Though elaboration of a progressive foreign-policy alternative is still in its early stages, some lawmakers give reason for hope. Senators Bernie Sanders and Elizabeth Warren have set the pace, putting forth forceful critiques of our current course and elaborating bold alternatives. In the face of scabrous red-baiting, Representative Tulsi Gabbard has made the issue of America’s failed and endless wars central to her campaign. In Congress, progressives led by Sanders in the Senate and Representatives Ro Khanna and Barbara Lee in the House have begun to reassert congressional war powers, gaining bipartisan support to end US complicity with Saudi Arabia’s savaging of Yemen (though the resolution was vetoed by Trump), and pushing to terminate the post-9/11 Authorization for the Use of Military Force which presidents have used to claim authority for the metastasizing war on terror. On the streets, the Poor People’s Campaign led by the Rev. William Barber II has revived Dr. Martin Luther King Jr.’s challenge to militarism and our distorted priorities, and climate activists across the world are just beginning to make their passion felt.

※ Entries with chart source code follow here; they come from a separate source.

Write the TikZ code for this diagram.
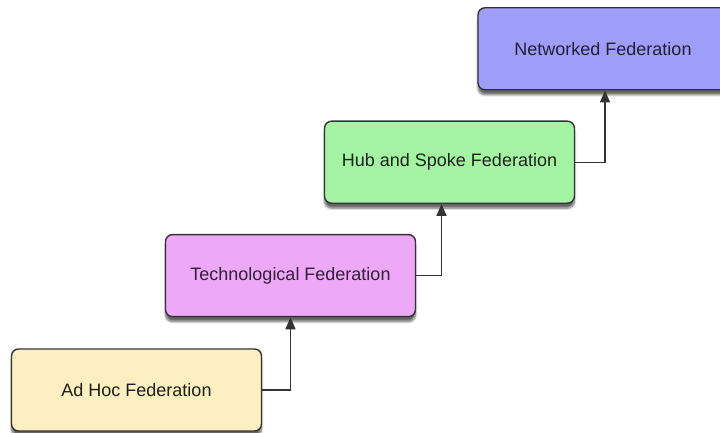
\documentclass[tikz,border=0pt]{standalone}
\usepackage{fontspec}
\setmainfont{Liberation Sans}
\usetikzlibrary{positioning, arrows.meta, shadows.blur}

\definecolor{adhocfill}{HTML}{FCF0C2}
\definecolor{techfill}{HTML}{EEA8F8}
\definecolor{hubfill}{HTML}{A4F4A4}
\definecolor{netfill}{HTML}{9E9EF8}
\definecolor{edgegray}{HTML}{333333}

\begin{document}
\begin{tikzpicture}[x=1pt, y=-1pt, thick]
        % Define block styles
        \tikzstyle{block} = [rectangle, draw=edgegray, line width=1.4pt, rounded corners=7pt, minimum width=250pt, minimum height=82pt, font=\fontsize{18}{20}\selectfont, blur shadow={shadow xshift=0pt, shadow yshift=-5pt, shadow blur steps=8, shadow opacity=60}]
        \tikzstyle{line} = [draw=edgegray, line width=1.4pt, -{Triangle[length=12pt, width=10pt]}]

        \path[use as bounding box, clip] (0,0) rectangle (720,433);

        % Place main nodes
        \node [block, fill=adhocfill, text=adhocfill!12!black] (adhoc) at (136.5,390) {Ad Hoc Federation};
        \node [block, fill=techfill, text=techfill!20!black, above=31pt of adhoc, xshift=154pt] (tech) {Technological Federation};
        \node [block, fill=hubfill, text=hubfill!15!black, above=30pt of tech, xshift=159pt] (hub) {Hub and Spoke Federation};
        \node [block, fill=netfill, text=netfill!20!black, above=30pt of hub, xshift=153.5pt] (net) {Networked Federation};

        % Draw connections as arrows
        \draw [line] (adhoc.east) -| (tech.south);
        \draw [line] (tech.east) -| ([xshift=-8pt]hub.south);
        \draw [line] (hub.east) -| ([xshift=2pt]net.south);

\end{tikzpicture}
\end{document}
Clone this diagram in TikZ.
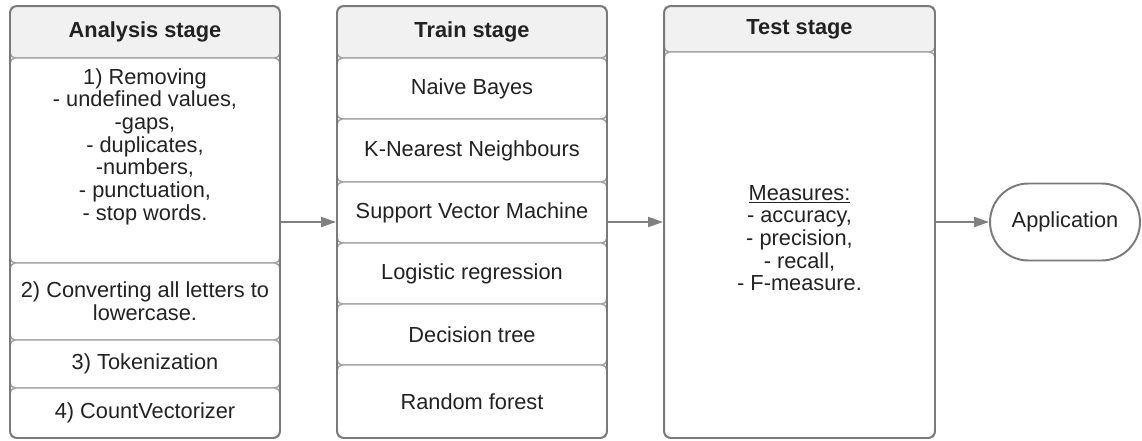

There is broad consensus on the left about some core elements of the progressive challenge, particularly opposition to wars without end, skepticism about regime change, and growing doubts about America’s effort to police the world. Sanders and Warren call for ending the war in Afghanistan, withdrawing troops from Syria, and stopping the horror in Yemen. Sanders and Gabbard have warned about the buildup toward war with Iran. Senator Kamala Harris has opposed US military support for Venezuela’s attempted coup, though she has also condemned Venezuelan President Nicolás Maduro. Sanders has boldly questioned the fundamental assumption of the “Global War on Terror”—that the United States should be chasing terrorists in countries across the world, inevitably generating more of them than we defeat.

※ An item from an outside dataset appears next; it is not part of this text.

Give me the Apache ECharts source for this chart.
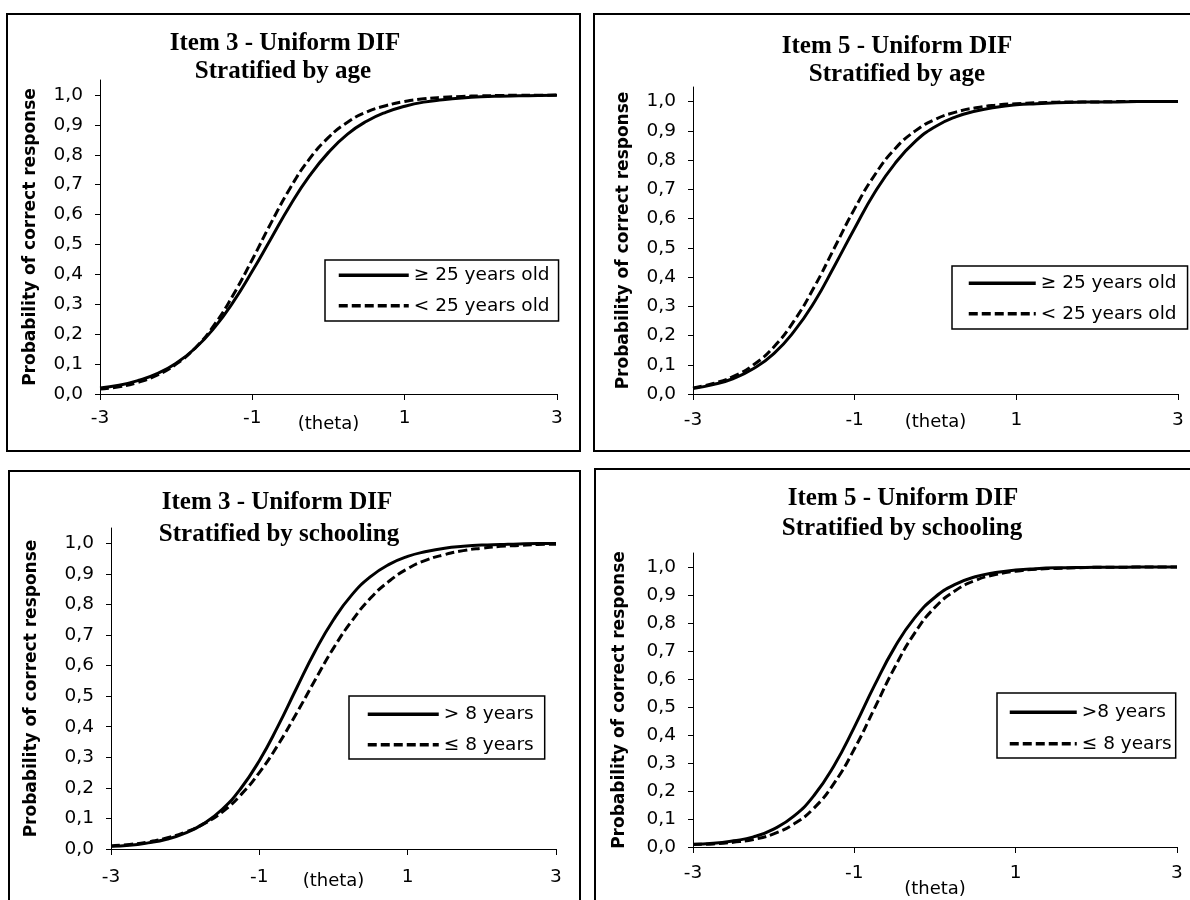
<!DOCTYPE html>
<html><head><meta charset="utf-8">
<script src="https://cdn.jsdelivr.net/npm/echarts@6/dist/echarts.min.js"></script>
<style>html,body{margin:0;padding:0;background:#fff}#c{width:1190px;height:900px}</style>
</head><body><div id="c"></div>
<script>
// ---- data ----
const theta = [-3,-2.75,-2.5,-2.25,-2,-1.75,-1.5,-1.25,-1,-0.75,-0.5,-0.25,0,0.25,0.5,0.75,1,1.25,1.5,1.75,2,2.25,2.5,2.75,3];
const item3AgeOld   = [0.020,0.029,0.045,0.068,0.103,0.153,0.221,0.308,0.411,0.522,0.632,0.729,0.808,0.869,0.912,0.942,0.962,0.976,0.984,0.990,0.994,0.996,0.997,0.998,0.999];
const item3AgeYoung = [0.017,0.024,0.039,0.063,0.100,0.154,0.231,0.332,0.450,0.574,0.690,0.786,0.858,0.909,0.943,0.964,0.978,0.987,0.992,0.995,0.997,0.998,0.999,0.999,1.000];
const item5AgeOld   = [0.019,0.032,0.053,0.087,0.138,0.214,0.314,0.438,0.567,0.690,0.789,0.864,0.915,0.948,0.968,0.981,0.989,0.993,0.996,0.998,0.999,0.999,1.000,1.000,1.000];
const item5AgeYoung = [0.021,0.036,0.060,0.100,0.161,0.250,0.366,0.500,0.634,0.750,0.839,0.900,0.940,0.964,0.979,0.988,0.993,0.996,0.998,0.999,0.999,1.000,1.000,1.000,1.000];
const item3SchHigh  = [0.009,0.012,0.020,0.032,0.052,0.083,0.130,0.198,0.289,0.401,0.525,0.646,0.750,0.832,0.891,0.931,0.957,0.973,0.984,0.990,0.994,0.996,0.998,0.999,0.999];
const item3SchLow   = [0.010,0.015,0.023,0.036,0.055,0.082,0.121,0.177,0.250,0.340,0.443,0.552,0.657,0.747,0.821,0.876,0.917,0.945,0.963,0.976,0.984,0.990,0.993,0.996,0.997];
const item5SchHigh  = [0.010,0.013,0.022,0.036,0.064,0.110,0.184,0.291,0.428,0.577,0.713,0.819,0.892,0.938,0.965,0.980,0.989,0.994,0.997,0.998,0.999,0.999,1.000,1.000,1.000];
const item5SchLow   = [0.009,0.011,0.017,0.027,0.047,0.082,0.139,0.228,0.350,0.495,0.641,0.765,0.856,0.915,0.952,0.973,0.985,0.992,0.995,0.997,0.999,0.999,1.000,1.000,1.000];
const xTicks = [-3,-1,1,3];
const yTicks = [0,0.1,0.2,0.3,0.4,0.5,0.6,0.7,0.8,0.9,1.0];
const titlesLine1 = ['Item 3 - Uniform DIF','Item 5 - Uniform DIF','Item 3 - Uniform DIF','Item 5 - Uniform DIF'];
const titlesLine2 = ['Stratified by age','Stratified by age','Stratified by schooling','Stratified by schooling'];
const legendNames = [['≥ 25 years old','< 25 years old'],['≥ 25 years old','< 25 years old'],['> 8 years','≤ 8 years'],['>8 years','≤ 8 years']];
const seriesData = [[item3AgeOld,item3AgeYoung],[item5AgeOld,item5AgeYoung],[item3SchHigh,item3SchLow],[item5SchHigh,item5SchLow]];
const xName = '(theta)';
const yName = 'Probability of correct response';

// ---- layout ----
const layout = [
  {grid:{left:100,right:633,top:80,bottom:506}, box:[7,14,573,437], t1:[285,44], t2:[283,72],
   leg:{left:325,top:260,itemWidth:70,itemGap:11.5,padding:[5.75,9,5.75,12]}, xGap:21, yGap:61, xMargin:15},
  {grid:{left:693,right:12,top:87,bottom:506}, box:[594,14,597,437], t1:[897,47], t2:[897,75],
   leg:{left:952,top:266,itemWidth:67,itemGap:11.5,padding:[7.75,11,5.75,15]}, xGap:19, yGap:61, xMargin:17},
  {grid:{left:111,right:634,top:528,bottom:51}, box:[9,471,571,440], t1:[277,503], t2:[279,535],
   leg:{left:349,top:696,itemWidth:71,itemGap:11.5,padding:[8.75,11,4.75,17]}, xGap:23, yGap:71, xMargin:19},
  {grid:{left:693,right:13,top:553,bottom:53}, box:[595,469,596,440], t1:[903,499], t2:[902,529],
   leg:{left:997,top:693,itemWidth:67,itemGap:12.5,padding:[9.75,4,4.75,11]}, xGap:33, yGap:65, xMargin:17}
];

const sans = 'DejaVu Sans';
const grids = [], xAxes = [], yAxes = [], series = [], legends = [], graphics = [];
layout.forEach((L, i) => {
  grids.push(L.grid);
  xAxes.push({
    type:'value', gridIndex:i, min:-3, max:3,
    name:xName, nameLocation:'middle', nameGap:L.xGap, nameMoveOverlap:false,
    nameTextStyle:{fontFamily:sans, fontSize:18, color:'#000'},
    axisLine:{onZero:false, lineStyle:{color:'#000', width:1}},
    axisTick:{show:true, length:6, customValues:xTicks, lineStyle:{color:'#000'}},
    axisLabel:{customValues:xTicks, margin:L.xMargin, fontFamily:sans, fontSize:18.5, color:'#000',
      formatter:v => String(v)},
    splitLine:{show:false}
  });
  yAxes.push({
    type:'value', gridIndex:i, min:0, max:1.05,
    name:yName, nameLocation:'middle', nameRotate:90, nameGap:L.yGap,
    nameTextStyle:{fontFamily:sans, fontWeight:'bold', fontSize:17, color:'#000'},
    axisLine:{show:true, onZero:false, lineStyle:{color:'#000', width:1}},
    axisTick:{show:true, length:5, customValues:yTicks, lineStyle:{color:'#000'}},
    axisLabel:{customValues:yTicks, margin:17, fontFamily:sans, fontSize:18.5, color:'#000',
      formatter:v => v.toFixed(1).replace('.', ',')},
    splitLine:{show:false}
  });
  const names = legendNames[i];
  seriesData[i].forEach((arr, k) => {
    series.push({
      type:'line', name:names[k], xAxisIndex:i, yAxisIndex:i,
      data: theta.map((t, j) => [t, arr[j]]),
      smooth:true, symbol:'none', showSymbol:false,
      lineStyle:{color:'#000', width:3, type: k === 0 ? 'solid' : [9,4], cap:'butt', join:'round'},
      itemStyle:{color:'#000'},
      z: 3 + k
    });
  });
  legends.push({
    orient:'vertical', left:L.leg.left, top:L.leg.top, data:names,
    itemWidth:L.leg.itemWidth, itemHeight:14, itemGap:L.leg.itemGap, padding:L.leg.padding,
    borderColor:'#000', borderWidth:1.5, backgroundColor:'#fff', selectedMode:false,
    itemStyle:{opacity:0},
    lineStyle:{width:3.5, type:'inherit', color:'#000'},
    textStyle:{fontFamily:sans, fontSize:18.5, color:'#000'}
  });
  graphics.push({type:'rect', z:0, silent:true,
    shape:{x:L.box[0], y:L.box[1], width:L.box[2], height:L.box[3]},
    style:{fill:'none', stroke:'#000', lineWidth:2}});
  graphics.push({type:'text', x:L.t1[0], y:L.t1[1], silent:true,
    style:{text:titlesLine1[i], font:'bold 25px "Liberation Serif"', fill:'#000', align:'center', verticalAlign:'middle'}});
  graphics.push({type:'text', x:L.t2[0], y:L.t2[1], silent:true,
    style:{text:titlesLine2[i], font:'bold 25px "Liberation Serif"', fill:'#000', align:'center', verticalAlign:'middle'}});
});

const chart = echarts.init(document.getElementById('c'), null, {renderer:'canvas'});
chart.setOption({
  animation:false, backgroundColor:'#fff',
  grid:grids, xAxis:xAxes, yAxis:yAxes, series:series, legend:legends, graphic:graphics
});
</script></body></html>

In these respects progressives echo the conservative “realists” Stephen Walt and John Mearsheimer, political scientists at Harvard and the University of Chicago, respectively, who call for the United States to stop trying to promote democracy at the end of a bayonet. Walt and Mearsheimer envision the US acting as an “offshore balancer” and urge Washington to “concentrate on what really matters: preserving US dominance in the Western Hemisphere and countering potential hegemons in Europe, Northeast Asia, and the Persian Gulf.”

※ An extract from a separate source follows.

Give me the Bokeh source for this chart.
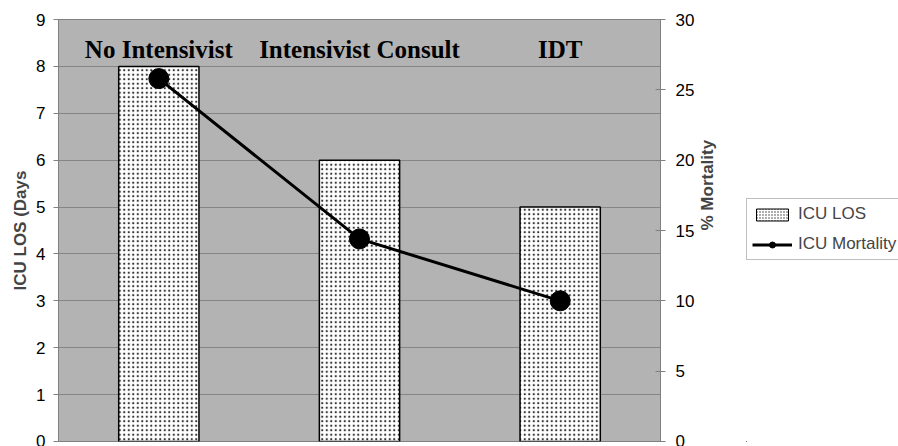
import math
from bokeh.plotting import figure
from bokeh.layouts import row
from bokeh.models import Range1d, LinearAxis, Legend, LegendItem, ColumnDataSource, FixedTicker
from bokeh.core.properties import value
from bokeh.embed import file_html
from bokeh.resources import INLINE

categories = ["No Intensivist", "Intensivist Consult", "IDT"]
icu_los = [8, 6, 5]
icu_mortality = [25.8, 14.4, 10]
los_ticks = [0, 1, 2, 3, 4, 5, 6, 7, 8, 9]
mort_ticks = [0, 5, 10, 15, 20, 25, 30]

xs = list(range(len(categories)))
src = ColumnDataSource(dict(x=xs, cat=categories, los=icu_los, mort=icu_mortality,
                            label_y=[8.36] * len(categories)))

p = figure(width=746, height=446, output_backend="svg", toolbar_location=None,
           x_range=Range1d(-0.5, len(categories) - 0.5), y_range=Range1d(0, 9),
           min_border_left=58, min_border_right=86, min_border_top=19, min_border_bottom=5)
p.extra_y_ranges = {"mort": Range1d(0, 30)}

p.background_fill_color = "#b3b3b3"
p.border_fill_color = "white"
p.outline_line_color = "#808080"
p.xaxis.visible = False
p.xgrid.visible = False
p.ygrid.grid_line_color = "#858585"
p.ygrid.grid_line_width = 1
p.ygrid.ticker = FixedTicker(ticks=los_ticks)

ya = p.yaxis[0]
ya.ticker = FixedTicker(ticks=los_ticks)
ya.axis_label = "ICU LOS (Days"
ya.axis_label_text_font = "Liberation Sans"
ya.axis_label_text_font_style = "bold"
ya.axis_label_text_font_size = "17px"
ya.axis_label_standoff = 3
ya.major_label_text_font = "Liberation Sans"
ya.major_label_text_font_size = "17px"
ya.major_label_text_color = "black"
ya.major_label_standoff = 8
ya.major_tick_in = 0
ya.major_tick_out = 5
ya.minor_tick_in = 0
ya.minor_tick_out = 0
ya.axis_line_color = "#808080"
ya.major_tick_line_color = "#808080"

ra = LinearAxis(y_range_name="mort", ticker=FixedTicker(ticks=mort_ticks), axis_label="% Mortality")
ra.axis_label_text_font = "Liberation Sans"
ra.axis_label_text_font_style = "bold"
ra.axis_label_text_font_size = "17px"
ra.axis_label_standoff = 10
ra.axis_label_orientation = math.pi / 2
ra.major_label_text_font = "Liberation Sans"
ra.major_label_text_font_size = "17px"
ra.major_label_text_color = "black"
ra.major_label_standoff = 10
ra.major_tick_in = 5
ra.major_tick_out = 5
ra.minor_tick_in = 0
ra.minor_tick_out = 0
ra.axis_line_color = "#808080"
ra.major_tick_line_color = "#808080"
p.add_layout(ra, "right")

bar_style = dict(fill_color="white", line_color="black", line_width=1.5, hatch_pattern="dot",
                 hatch_color="#333333", hatch_scale=4.5, hatch_weight=1.4)

p.vbar(x="x", top="los", width=0.4, source=src, **bar_style)
p.line(x="x", y="mort", source=src, y_range_name="mort", line_color="black", line_width=3)
p.scatter(x="x", y="mort", source=src, y_range_name="mort", size=20,
          fill_color="black", line_color="black")

p.text(x="x", y="label_y", text="cat", source=src, text_align="center", text_baseline="middle",
       text_font=value("Liberation Serif"), text_font_style="bold", text_font_size="25px",
       text_color="black")

# legend panel (renderers kept out of view; only the legend shows)
q = figure(width=152, height=446, output_backend="svg", toolbar_location=None,
           x_range=Range1d(100, 101), y_range=Range1d(100, 101),
           min_border_left=0, min_border_right=0, min_border_top=0, min_border_bottom=0)
q.axis.visible = False
q.grid.visible = False
q.outline_line_color = None
q.background_fill_color = "white"
q.border_fill_color = "white"

lb = q.vbar(x="x", top="los", width=0.4, source=src, fill_color="white", line_color="black",
            line_width=1, hatch_pattern="dot", hatch_color="#333333", hatch_scale=3,
            hatch_weight=1)
ll = q.line(x="x", y="mort", source=src, line_color="black", line_width=3)
lp = q.scatter(x="x", y="mort", source=src, size=20, fill_color="black", line_color="black")

legend = Legend(items=[LegendItem(label="ICU LOS", renderers=[lb]),
                       LegendItem(label="ICU Mortality", renderers=[ll, lp])],
                location=(0, 181))
legend.label_text_font = "Liberation Sans"
legend.label_text_font_size = "17px"
legend.glyph_width = 40
legend.glyph_height = 15
legend.label_height = 20
legend.label_standoff = 6
legend.spacing = 10
legend.padding = 5
legend.margin = 0
legend.border_line_color = "#808080"
legend.background_fill_color = "white"
legend.background_fill_alpha = 1
q.add_layout(legend)

layout = row(p, q)
open("out.html", "w").write(file_html(layout, INLINE))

Another widely accepted pillar of the progressive challenge calls for the United States to focus on rebuilding its strength at home by making the investments needed to modernize our decrepit infrastructure, regain our lead in science and technology, and provide quality education and advanced training. Curbing military intervention and reducing our bloated military budget are essential for a new focus on domestic renewal, and Warren has seized on this economic theme with particular attention to the pervasive corruption and waste of Pentagon contracting. She also forcefully challenges the the Obama-Trump trillion-dollar commitment to a new generation of nuclear weapons. She has even put forth an agenda for turning the military green—but has not offered a broader perspective on what must be done to meet the global threat of climate change.
While not all candidates match Warren’s economic vision, progressives largely agree that the domestic and international political economy are intertwined. Corporate-defined international economic rules have contributed to extreme inequality, widespread corruption, and the corrosion of democracy by big money and entrenched interests. Those forces have fueled the anger that drives nationalist movements and authoritarian governments across the world.
Here the alternative agenda is still in formative stages. Many Democrats now oppose the corporate trade regime, from NAFTA to the TPP. Congressional Democrats are paying new attention to the secretive world of tax havens and tax dodges—and the perverse kleptocracy it generates—and many are fixated on Trump’s personal corruptions and the quid pro quos that may underlie his embrace of Saudi Arabia’s mad course in the Middle East or his dalliances with the Russians. But for progressives, the question is far broader: How do we crack down on corporate monopolies and illicit flows of big money?
Progressives are also far from united on how to respond to the revival of great-power politics. The Pentagon now calls Russia and China a greater threat to our nation than global terrorism. Some reformers, like Peter Beinart, join the conservative realists and call for the US to accept Russian and Chinese spheres of influence. Increasingly, however, progressives are concerned about countering the growth of right-wing nationalist oligarchies and nativist movements that they see as seeking to destabilize advanced democracies here and abroad. Sanders denounces what he terms the “axis of authoritarianism,” in which he includes Russia, Saudi Arabia, Hungary, Turkey, Brazil, and Israel. He warns that wealthy reactionaries in these countries are coordinating efforts to sow division around the world and calls for a new “progressive citizens international” to challenge the right. Ganesh Sitaraman, a Warren adviser, describes the threat as “nationalist oligarchy,” suggesting a new alliance of democracies to defend against cyber attacks, election interference, and corrosive corruption.
The emerging progressive agenda stands in stark contrast to Donald Trump. Trump’s “America first” posturing scorns what came before him, now with former vice president Joe Biden as a frequent target. As the foreign-policy debate unfolds, Biden will be forced to defend a record that includes voting for the war in Iraq and supporting—as an avowed “free trader”—NAFTA, China in the WTO, and the TPP.
In-depth polling and focus-group research indicate that what might be considered Biden’s strength—calling for working with the allies and the international community, taking on dictatorship and authoritarianism in defense of a “rules-based international order”—“fell flat” among voters. Voters are open to America-first nationalism and eager for America to stop policing the world and focus on problems here at home. Their priorities are to protect Americans from external threats like terrorist attacks, keep jobs from moving abroad, and rebuild the country at home.
Exposing Trump’s foreign-policy grift is not only an opportunity; it’s a necessity. Progressives must address “America first” as the scam that it is and indict Trump’s dereliction of duty in the face of the world’s greatest danger. If they do, the evolving progressive agenda will help arm Democrats for the 2020 fight.